«Чем свободнее, — продолжал он, — чем искреннее верующий разум в своих естественных движениях, тем полнее и правильнее стремится он к Божественной истине. Для православномыслящего учение Церкви не пустое зеркало, которое каждой личности отражает ее очертание; не Прокрустова постель, которая уродует живые личности по одной условной мерке; но высший идеал, к которому только может стремиться верующий разум, конечный край высшей мысли, руководительная звезда, которая горит на высоте неба и, отражаясь в сердце, освещает разуму его путь к истине». Он не говорил о простом возобновлении философии Св. Отцов. «Возникшая из отношения веры к современной образованности, она должна была соответствовать и вопросам своего времени, и той образованности, среди которой она развилась. Развитие новых сторон наукообразной и общественной образованности требует и соответственного им нового развития философии. Но истины, выраженные в умозрительных писаниях Св. Отцев, могут быть для нее живительным зародышем и светлым указателем пути».
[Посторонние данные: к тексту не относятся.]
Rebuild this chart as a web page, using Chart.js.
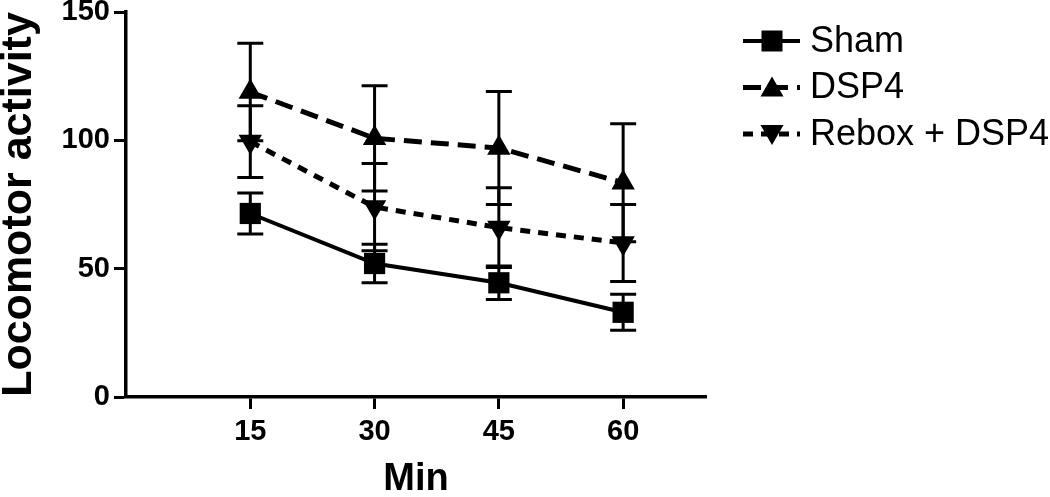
<!DOCTYPE html>
<html>
<head>
<meta charset="utf-8">
<title>Locomotor activity</title>
<script src="https://cdn.jsdelivr.net/npm/chart.js@4.4.1/dist/chart.umd.min.js"></script>
<style>
  html, body { margin: 0; padding: 0; background: #fff; }
  #wrap { width: 1050px; height: 497px; }
</style>
</head>
<body>
<div id="wrap"><canvas id="locomotor-chart" width="1050" height="497"></canvas></div>
<script>
// data (mean +/- SEM)
const minutes = [15, 30, 45, 60];
const xTicks = [15, 30, 45, 60];
const yTicks = [0, 50, 100, 150];
const seriesNames = ["Sham", "DSP4", "Rebox + DSP4"];
const shamMean = [71.5, 52, 44.5, 33];
const shamErr = [8, 7.5, 6.5, 7];
const dsp4Mean = [118.8, 100.8, 97, 83.5];
const dsp4Err = [19, 20.5, 22, 23];
const reboxMean = [99.5, 74, 66, 60];
const reboxErr = [14, 17, 15.5, 15];

const FONT = "'Liberation Sans', Arial, sans-serif";
const INK = "#000";

function toPoints(values) {
  return minutes.map((m, i) => ({ x: m, y: values[i] }));
}

// draws the marker shapes used in the legend (same size as plot markers)
function drawMarker(ctx, style, x, y) {
  ctx.beginPath();
  if (style === "rect") {
    ctx.rect(x - 10.5, y - 10.5, 21, 21);
  } else if (style === "up") {
    ctx.moveTo(x, y - 11);
    ctx.lineTo(x + 11.5, y + 9);
    ctx.lineTo(x - 11.5, y + 9);
  } else {
    ctx.moveTo(x, y + 11);
    ctx.lineTo(x + 11.5, y - 9);
    ctx.lineTo(x - 11.5, y - 9);
  }
  ctx.closePath();
  ctx.fill();
}

const errorBarPlugin = {
  id: "errorBars",
  beforeDatasetsDraw(chart) {
    const ctx = chart.ctx;
    const yScale = chart.scales.y;
    ctx.save();
    ctx.strokeStyle = INK;
    ctx.lineWidth = 3;
    chart.data.datasets.forEach((ds, di) => {
      const meta = chart.getDatasetMeta(di);
      meta.data.forEach((pt, i) => {
        const mean = ds.data[i].y;
        const err = ds.errors[i];
        const top = yScale.getPixelForValue(mean + err);
        const bot = yScale.getPixelForValue(mean - err);
        ctx.beginPath();
        ctx.moveTo(pt.x, top);
        ctx.lineTo(pt.x, bot);
        ctx.moveTo(pt.x - 13, top);
        ctx.lineTo(pt.x + 13, top);
        ctx.moveTo(pt.x - 13, bot);
        ctx.lineTo(pt.x + 13, bot);
        ctx.stroke();
      });
    });
    ctx.restore();
  },
};

const legendPlugin = {
  id: "sideLegend",
  afterDraw(chart) {
    const ctx = chart.ctx;
    const markers = ["rect", "up", "down"];
    ctx.save();
    chart.data.datasets.forEach((ds, i) => {
      const y = 41 + i * 46.5;
      ctx.strokeStyle = INK;
      ctx.fillStyle = INK;
      ctx.lineWidth = ds.borderWidth;
      ctx.setLineDash(ds.borderDash || []);
      ctx.beginPath();
      ctx.moveTo(743, y);
      ctx.lineTo(800, y);
      ctx.stroke();
      ctx.setLineDash([]);
      drawMarker(ctx, markers[i], 772, y);
      ctx.font = "36px " + FONT;
      ctx.textBaseline = "middle";
      ctx.textAlign = "left";
      ctx.fillText(seriesNames[i], 810, y + 1);
    });
    ctx.restore();
  },
};

function lineSeries(label, values, errors, extra) {
  return Object.assign(
    {
      label,
      data: toPoints(values),
      errors,
      borderColor: INK,
      backgroundColor: INK,
      pointBackgroundColor: INK,
      pointBorderWidth: 0,
      pointHoverRadius: 0,
      tension: 0,
      clip: false,
    },
    extra
  );
}

function initLocomotorChart() {
  const canvas = document.getElementById("locomotor-chart");
  if (!canvas || typeof Chart === "undefined") return;

  window.locomotorChart = new Chart(canvas.getContext("2d"), {
    type: "line",
    data: {
      datasets: [
        lineSeries(seriesNames[0], shamMean, shamErr, {
          borderWidth: 4,
          pointStyle: "rect",
          pointRadius: 15,
        }),
        lineSeries(seriesNames[1], dsp4Mean, dsp4Err, {
          borderWidth: 5,
          borderDash: [18, 9],
          pointStyle: "triangle",
          pointRadius: 13.5,
        }),
        lineSeries(seriesNames[2], reboxMean, reboxErr, {
          borderWidth: 5,
          borderDash: [10, 8],
          pointStyle: "triangle",
          pointRotation: 180,
          pointRadius: 13.5,
        }),
      ],
    },
    options: {
      responsive: false,
      animation: false,
      layout: {
        autoPadding: false,
        padding: { top: 12, right: 344, left: 0, bottom: 0 },
      },
      plugins: {
        legend: { display: false },
        tooltip: { enabled: false },
      },
      scales: {
        x: {
          type: "linear",
          min: 0,
          max: 70,
          afterBuildTicks: (s) => {
            s.ticks = xTicks.map((v) => ({ value: v }));
          },
          afterFit: (s) => {
            s.height = 100;
            s.paddingLeft = 0;
            s.paddingRight = 0;
          },
          grid: { drawOnChartArea: false, tickLength: 12, tickWidth: 3, tickColor: INK },
          border: { color: INK, width: 3.5 },
          ticks: {
            color: INK,
            padding: 6,
            maxRotation: 0,
            font: { family: FONT, size: 29, weight: "bold" },
          },
          title: {
            display: true,
            text: "Min",
            color: INK,
            padding: 0,
            font: { family: FONT, size: 38, weight: "bold", lineHeight: 0.9 },
          },
        },
        y: {
          min: 0,
          max: 150,
          afterBuildTicks: (s) => {
            s.ticks = yTicks.map((v) => ({ value: v }));
          },
          afterFit: (s) => {
            s.width = 126;
            s.paddingTop = 0;
            s.paddingBottom = 0;
          },
          grid: { drawOnChartArea: false, tickLength: 12, tickWidth: 3, tickColor: INK },
          border: { color: INK, width: 3.5 },
          ticks: {
            color: INK,
            padding: 4,
            font: { family: FONT, size: 29, weight: "bold" },
          },
          title: {
            display: true,
            text: "Locomotor activity",
            color: INK,
            padding: 0,
            font: { family: FONT, size: 43, weight: "bold", lineHeight: 0.9 },
          },
        },
      },
    },
    plugins: [errorBarPlugin, legendPlugin],
  });
}

initLocomotorChart();
</script>
</body>
</html>
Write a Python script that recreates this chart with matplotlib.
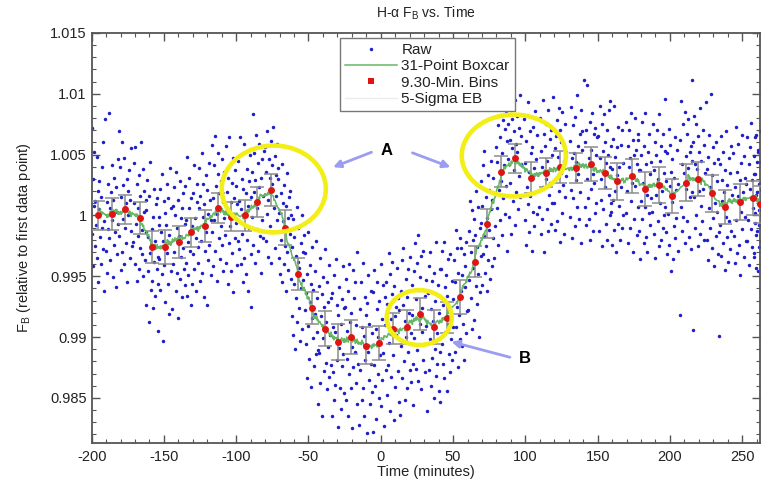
import matplotlib
matplotlib.use("Agg")
import matplotlib.pyplot as plt
import numpy as np
from matplotlib.patches import Ellipse
from matplotlib.lines import Line2D
from matplotlib.ticker import MultipleLocator, FuncFormatter

plt.rcParams["font.family"] = ["Liberation Sans", "DejaVu Sans"]
plt.rcParams["mathtext.fontset"] = "custom"
plt.rcParams["mathtext.rm"] = "Liberation Sans"
plt.rcParams["axes.unicode_minus"] = False

# 9.30-minute bins (time in minutes, relative flux, 5-sigma half error)
bin_times = [-195.6, -186.0, -176.7, -166.8, -158.0, -149.5, -139.8, -131.0, -121.8, -112.6,
             -103.3, -94.1, -85.3, -75.6, -66.4, -57.2, -47.9, -38.8, -29.6, -20.3,
             -10.4, -1.1, 8.3, 17.8, 27.0, 36.7, 45.7, 55.1, 65.0, 73.8,
             83.5, 92.8, 103.7, 114.2, 123.9, 135.0, 145.1, 155.0, 163.3, 174.0,
             182.7, 192.4, 201.2, 211.1, 219.7, 229.4, 238.4, 248.4, 257.7, 262.3]
bin_flux = [1.0000, 1.0001, 1.0005, 0.9998, 0.9974, 0.9974, 0.9978, 0.9986, 0.9991, 1.0006,
            0.9999, 1.0000, 1.0011, 1.0021, 0.9990, 0.9952, 0.9924, 0.9907, 0.9896, 0.9900,
            0.9893, 0.9895, 0.9907, 0.9908, 0.9919, 0.9908, 0.9916, 0.9933, 0.9962, 0.9993,
            1.0036, 1.0047, 1.0031, 1.0035, 1.0040, 1.0039, 1.0042, 1.0035, 1.0028, 1.0032,
            1.0022, 1.0025, 1.0016, 1.0027, 1.0030, 1.0018, 1.0007, 1.0011, 1.0014, 1.0009]
bin_err = [0.0012, 0.0013, 0.0012, 0.0013, 0.0013, 0.0014, 0.0013, 0.0012, 0.0013, 0.0012,
           0.0012, 0.0013, 0.0012, 0.0013, 0.0014, 0.0013, 0.0013, 0.0014, 0.0015, 0.0014,
           0.0015, 0.0014, 0.0013, 0.0014, 0.0013, 0.0014, 0.0013, 0.0014, 0.0013, 0.0012,
           0.0013, 0.0012, 0.0013, 0.0012, 0.0013, 0.0012, 0.0014, 0.0013, 0.0015, 0.0014,
           0.0014, 0.0015, 0.0014, 0.0015, 0.0014, 0.0015, 0.0014, 0.0015, 0.0014, 0.0015]

# raw points, per bin, as offsets from the bin value in units of 1e-4
raw_offsets = [
    [72, -15, 30, -42, 8, 52, -25, 12, -8, 48, -35, 20, -55, 5, 28, -18, -40, 15, 40, -10, -28, 60, -5, -62],
    [78, -30, 10, -48, 25, -12, 83, -20, 5, -38, 18, -5, 40, -52, 12, -25, 30, -15, -60, 22, 2, -33, 45, -8],
    [64, -22, 35, -50, 10, 55, -35, -8, 20, -45, 42, -15, 5, -28, 25, -60, 15, -5, 32, -40, 8, -18, 50, -30],
    [-20, 45, 12, -38, 58, -5, -52, 28, -15, 8, 35, -42, -25, 18, 62, -10, -30, 40, -48, 5, 22, -35, 15, -12],
    [30, -48, 55, -20, 8, -62, 42, -5, 70, -35, 15, -28, 25, -50, 48, -12, 5, -40, 35, -18, 40, -8, -30, 18],
    [-69, 25, -10, 48, -35, 12, 60, -22, 5, -77, 38, -15, 28, -45, 18, 52, -5, -30, 40, -55, 10, 65, -20, 32],
    [-55, 30, -18, 45, -8, 22, -40, 58, -25, 12, -62, 35, 5, -30, 50, -12, 20, -45, 28, -5, 40, -22, 15, -35],
    [38, -25, 10, -52, 62, -8, -35, 20, 45, -15, -60, 28, 5, -42, 32, -18, 55, -30, 12, -5, -48, 25, 40, -12],
    [-30, 48, 15, -45, 25, -12, 60, -38, 8, 35, -58, 18, -20, 42, -5, -65, 30, 10, -28, 52, -15, 22, -40, 5],
    [52, -20, 8, -48, 35, -10, 59, -35, 18, -5, -60, 28, 45, -25, 12, -42, 22, -15, 40, -30, 5, -52, 30, -8],
    [-15, 58, -38, 20, 5, -55, 32, -22, 65, -8, 12, -45, 28, -30, 48, -62, 15, 38, -18, -5, 25, -40, 10, -20],
    [45, -28, 12, 64, -40, 5, -15, 30, -55, 22, 59, -35, -8, 18, -48, 38, -20, 8, -62, 28, -10, 50, -32, 15],
    [-86, 25, -12, 72, -35, 40, 8, -50, 18, 55, -22, -5, 32, -40, 12, 48, -28, 20, -58, 35, -15, 5, -30, 42],
    [35, -42, 15, -20, 48, -8, -55, 25, 10, -30, 40, -60, 20, 5, -35, 52, -15, 28, -48, 12, -5, 38, -25, 18],
    [40, -25, 12, -38, 28, -10, 52, -45, 5, 20, -30, 35, -15, -52, 18, 45, -20, 8, -35, 25, -5, 30, -42, 10],
    [-35, 22, -50, 45, -8, 30, -62, 15, -20, 55, -40, 10, 38, -28, 5, -55, 25, -12, 48, -45, 18, -5, 32, -30],
    [45, -30, 12, -58, 28, -15, 62, -42, 5, 35, -65, 20, -8, 50, -25, 15, -48, 30, -5, -38, 55, -20, 8, -35],
    [-62, 35, -20, 58, -45, 10, 28, -72, 42, -8, 18, -35, 65, -28, 5, -50, 38, -15, 22, -40, 52, -5, -30, 25],
    [-61, 40, -25, 12, 55, -48, 8, -35, 68, -15, 30, -70, 22, -5, 45, -38, 15, -55, 35, -20, 62, -10, -42, 28],
    [25, -52, 48, -18, 5, -65, 38, -30, 60, 12, -42, 20, -8, -75, 55, -25, 32, -12, 45, -38, 10, -55, 70, -22],
    [-65, 30, -20, 52, -45, 15, 68, -35, 8, -58, 40, -12, 25, -72, 35, -5, 58, -28, 18, -48, 45, -15, 10, -38],
    [-73, 42, -18, 60, -35, 12, -62, 28, 50, -25, 5, -45, 35, -10, 65, -52, 20, -30, 48, -8, -68, 38, 15, -22],
    [38, -55, 20, -30, 62, -12, 45, -68, 8, -40, 28, 55, -22, -75, 35, 10, -48, 18, -5, 50, -35, 25, -60, 15],
    [-72, 30, -15, 55, -42, 18, 65, -28, 5, -60, 40, -8, 25, -50, 48, -20, 12, -35, 58, -5, -45, 35, 10, -30],
    [-75, 35, -20, 58, -45, 12, 42, -30, 65, -55, 20, -8, 30, -62, 48, -15, 5, -38, 52, -25, 15, -48, 28, -10],
    [-69, 28, -35, 50, -10, 62, -48, 15, 38, -25, 5, -58, 45, -18, 22, -40, 70, -5, -30, 35, -52, 12, 48, -20],
    [-69, 40, -22, 55, -38, 10, 62, -50, 25, -12, 35, -60, 18, -5, 48, -30, 8, -45, 52, -18, 30, -35, 15, -8],
    [30, -45, 12, 55, -25, -8, 40, -58, 20, -15, 48, -35, 5, 40, -40, 18, -22, 35, -52, 8, 25, -30, 45, -12],
    [-40, 25, -15, 50, -30, 8, 42, -55, 18, -5, 35, -48, 22, -20, 58, -35, 12, -10, 45, -62, 28, -25, 5, 32],
    [35, -50, 15, -25, 48, -10, 60, -40, 22, -18, 5, -55, 40, -30, 28, -5, -45, 52, 12, -35, 20, -12, 38, -28],
    [-45, 20, 55, -30, 8, -60, 38, -15, 28, -40, 62, -8, 15, -52, 42, -22, 5, 35, -35, 48, -12, -65, 25, 10],
    [28, -48, 15, -20, 40, -62, 8, 32, -35, 22, -10, 48, -55, 12, -28, 35, 5, -42, 25, -15, 52, -32, 18, -5],
    [48, -35, 12, -55, 30, -8, 62, -22, 5, -45, 38, -15, 20, -60, 25, 42, -28, 8, -40, 55, -12, 15, -30, 35],
    [-28, 45, -50, 18, 5, -38, 60, -12, 32, -65, 22, -5, 40, -30, 10, -48, 52, -18, 28, -8, -42, 35, 15, -25],
    [57, -30, 15, -52, 25, -10, 38, -45, 8, 48, -20, -62, 30, -5, 20, -38, 45, -15, 5, -55, 35, -25, 12, -8],
    [-40, 22, 50, -18, 8, -58, 35, -25, 12, 42, -48, 5, -10, 60, -32, 18, -5, -42, 28, -20, 48, -62, 30, 15],
    [69, -35, 18, -50, 28, -12, 65, -28, 5, -45, 35, -62, 12, -20, 42, -8, -55, 25, -15, 30, -40, 8, -32, 22],
    [30, -48, 12, 55, -22, -5, 40, -60, 18, -30, 48, -12, 25, -42, 8, 35, -55, 15, -18, 52, -35, 5, -25, 22],
    [66, -25, 10, -52, 35, -15, 62, -40, 20, -8, -58, 28, 5, -35, 45, -20, 12, -48, 30, -5, -38, 42, -28, 15],
    [-30, 45, -12, 25, -55, 8, 38, -42, 15, 52, -20, -5, 30, -62, 18, -35, 48, -8, 22, -48, 10, 35, -25, 5],
    [40, -35, 15, -58, 28, -10, 55, -25, 5, -45, 35, -15, 62, -40, 20, -5, -52, 30, -20, 45, -30, 12, -8, 22],
    [-22, 50, -40, 12, 35, -60, 25, -8, 45, -30, 5, -50, 58, -15, 20, -45, 32, -5, 42, -35, 10, -25, 28, -18],
    [80, -30, 12, -48, 35, -15, 55, -40, 8, 42, -62, 20, -5, 30, -52, 15, -25, 48, -35, 5, -18, 38, -45, 10],
    [-109, 35, -20, 67, -40, 15, 48, -28, 8, 58, -50, 22, -5, 40, -32, 12, 52, -45, 25, -12, 30, -55, 18, -8],
    [81, -124, 30, -15, 52, -40, 12, 45, -30, 8, -55, 35, -10, 22, -45, 58, -22, 15, -35, 40, -8, -50, 28, 5],
    [75, -38, 20, -55, 30, -12, 48, -28, 5, 82, -45, 15, -20, 38, -60, 25, -8, -35, 42, -15, 10, -50, 28, -32],
    [-106, 35, -15, 58, -40, 22, 5, 45, -30, 12, -52, 30, -8, 62, -25, 18, -45, 40, -12, 28, -35, 50, -20, 10],
    [40, -28, 12, -50, 62, -15, 25, -42, 5, 48, -35, 18, -60, 32, -8, 55, -22, 8, -45, 38, -12, 20, -32, 15],
    [-35, 50, -18, 28, -55, 8, 42, -25, 62, -40, 15, -8, 35, -48, 20, -12, 52, -30, 5, -60, 38, 12, -22, 30],
    [25, -40, 55, -15, 8, -52, 35, -22, 45, -5, -35, 18, 60, -30, 12, -48, 28, -10, 40, -58, 20, -18, 5, 30],
]

BIN_WIDTH = 9.30
BOXCAR = 31

# assemble the raw series: points spread evenly over each bin
raw_t, raw_f = [], []
for tc, fc, offs in zip(bin_times, bin_flux, raw_offsets):
    n = len(offs)
    raw_t.extend(np.linspace(tc - BIN_WIDTH / 2, tc + BIN_WIDTH / 2, n, endpoint=False) + BIN_WIDTH / (2 * n))
    raw_f.extend(fc + np.array(offs) * 1e-4)
raw_t = np.array(raw_t)
raw_f = np.array(raw_f)

kernel = np.ones(BOXCAR) / BOXCAR
box_t = np.convolve(raw_t, kernel, mode="valid")
box_f = np.convolve(raw_f, kernel, mode="valid")

fig = plt.figure(figsize=(7.7, 4.83), dpi=100)
ax = fig.add_axes([0.119, 0.083, 0.868, 0.849])

ax.plot(raw_t, raw_f, linestyle="none", marker="o", ms=2.5, mew=0,
        color="#1f1fc8", zorder=2)
ax.errorbar(bin_times, bin_flux, yerr=bin_err, fmt="none", ecolor="#8c8c8c",
            elinewidth=1.1, capsize=4.8, capthick=1.1, zorder=3)
ax.plot(box_t, box_f, color="#66b866", lw=1.1, zorder=4)
ax.plot(bin_times, bin_flux, linestyle="none", marker="o", ms=5, mew=0,
        color="#e01414", zorder=5)

# highlighted regions
yellow = "#f3ee16"
for (cx, cy, w, h) in [(-74.0, 1.00217, 72, 0.00713), (92.0, 1.00492, 72, 0.00672),
                       (26.6, 0.99160, 45, 0.00451)]:
    ax.add_patch(Ellipse((cx, cy), w, h, fill=False, ec=yellow, lw=3.3, zorder=6))

arrow_kw = dict(arrowstyle="-|>", color="#9c9cf2", lw=2.0, mutation_scale=11,
                shrinkA=0, shrinkB=0)
ax.annotate("", xy=(-33.0, 1.00396), xytext=(-6.4, 1.00519), arrowprops=arrow_kw, zorder=7)
ax.annotate("", xy=(48.2, 1.00396), xytext=(21.9, 1.00514), arrowprops=arrow_kw, zorder=7)
ax.annotate("", xy=(48.9, 0.98961), xytext=(89.3, 0.98834), arrowprops=arrow_kw, zorder=7)
ax.text(3.9, 1.00533, "A", fontsize=12, fontweight="bold", ha="center", va="center")
ax.text(99.7, 0.98820, "B", fontsize=12, fontweight="bold", ha="center", va="center")

ax.set_xlim(-200, 262.3)
ax.set_ylim(0.9813, 1.015)
ax.xaxis.set_major_locator(MultipleLocator(50))
ax.xaxis.set_minor_locator(MultipleLocator(10))
ax.yaxis.set_major_locator(MultipleLocator(0.005))
ax.yaxis.set_minor_locator(MultipleLocator(0.001))
ax.yaxis.set_major_formatter(FuncFormatter(lambda v, p: "%g" % round(v, 4)))
ax.tick_params(which="both", direction="in", top=True, right=True,
               color="#555555", labelsize=10.5, labelcolor="#222222")
ax.tick_params(which="major", length=6, width=1)
ax.tick_params(which="minor", length=3, width=0.8)
ax.tick_params(axis="x", pad=5)
for s in ax.spines.values():
    s.set_color("#555555")
    s.set_linewidth(1.3)

ax.set_title(r"H-α F$_\mathrm{B}$ vs. Time", fontsize=10, pad=11, color="#222222")
ax.set_xlabel("Time (minutes)", fontsize=10.5, color="#222222", labelpad=1)
ax.set_ylabel(r"F$_\mathrm{B}$ (relative to first data point)", fontsize=10.5,
              color="#222222", labelpad=12)

handles = [
    Line2D([], [], linestyle="none", marker="o", ms=2.5, mew=0, color="#1f1fc8"),
    Line2D([], [], color="#66b866", lw=1.1),
    Line2D([], [], linestyle="none", marker="s", ms=4, mew=0, color="#e01414"),
    Line2D([], [], color="#ececec", lw=1.0),
]
labels = ["Raw", "31-Point Boxcar", "9.30-Min. Bins", "5-Sigma EB"]
leg = ax.legend(handles, labels, loc="upper left", bbox_to_anchor=(0.371, 0.988),
                fontsize=11, frameon=True, fancybox=False, edgecolor="#777777",
                framealpha=1, handlelength=3.4, handletextpad=0.3,
                labelspacing=0.15, borderpad=0.35, borderaxespad=0)
leg.get_frame().set_linewidth(1.0)
for t in leg.get_texts():
    t.set_color("#222222")

fig.savefig("out.png", dpi=100)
«Противопоставить эти драгоценные и живительные истины современному состоянию философии, проникнуться, по возможности, их смыслом, сообразить в отношении к ним все вопросы современной образованности, все логические истины, добытые наукой, все плоды тысячелетних опытов разума среди его разносторонних деятельностей; изо всех этих соображений вывести общие следствия, соответственные настоящим требованиям просвещения, — вот задача, решение которой могло бы изменить все направление просвещения в народе, где убеждения православной веры находятся в разногласии с заимствованной образованностью» — такой путь обрисовал И.В. Киреевский для русской философии.
Но в 1856 году И.В. Киреевский, приехавший в С.-Петербург к оканчивавшему лицей старшему сыну, заболел холерой и скончался.
Вот как писал в своем некрологе на смерть И.В. Киреевского Л.С. Хомяков: «Сердце, исполненное нежности и любви; ум, обогащенный всем просвещением современной нам эпохи; прозрачная чистота кроткой и беззлобной души; какая-то особенная мягкость чувства, дававшая особенную прелесть разговору; горячее стремление к истине, необычайная тонкость диалектики в споре, сопряженная с самой добросовестною уступчивостью, когда противник был прав, и с какой-то нежной пощадою, когда слабость противника была явною; тихая веселость, всегда готовая на безобидную шутку, врожденное отвращение от всего грубого и оскорбительного в жизни, в выражении мысли или в отношениях к другим людям; верность и преданность в дружбе, готовность всегда прощать врагам и мириться с ними искренно; глубокая ненависть к пороку и крайнее снисхождение в суде о порочных людях; наконец, безукоризненное благородство, не только не допускавшее ни пятна, ни подозрения на себя, но искренно страдавшее от всякого неблагородства, замеченного в других людях: таковы были редкие и неоцененные качества, по которым Иван Васильевич Киреевский был любезен всем, сколько-нибудь знавшим его, и бесконечно дорог своим друзьям».
Таинственен путь русских мыслителей, как таинственна и закрыта от людских празднолюбонытных взоров всякая глубокая душа человеческая. Очень сложно объяснить феномен возрастания духа людей сильных, волевых, глубоко верующих и не склонных к публичным рефлексиям своих настроений. Таким феноменом, безусловно, являлся и другой идеолог славянофильства — Л.С. Хомяков (1804—1860).
«Боец без устали и отдыха». Философ-славянофил Алексей Степанович Хомяков.
Почти все современники, кроме крайних его недоброжелателей, вспоминают о А.С. Хомякове как об очень приятном, энергичном и веселом человеке. Для некоторых внешнее его поведение было трудно соединимо с представлением о серьезности и глубине духовной жизни. И они обманывались, называя Л.С. Хомякова человеком сугубо погруженным в бытовой мир деревенской барской жизни. По-видимому, Алексей Степанович допускал в свой внутренний мир очень не многих, или даже вообще никого, а приоткрывался он только случайно, да и то лишь внимательным и высокотактичным людям.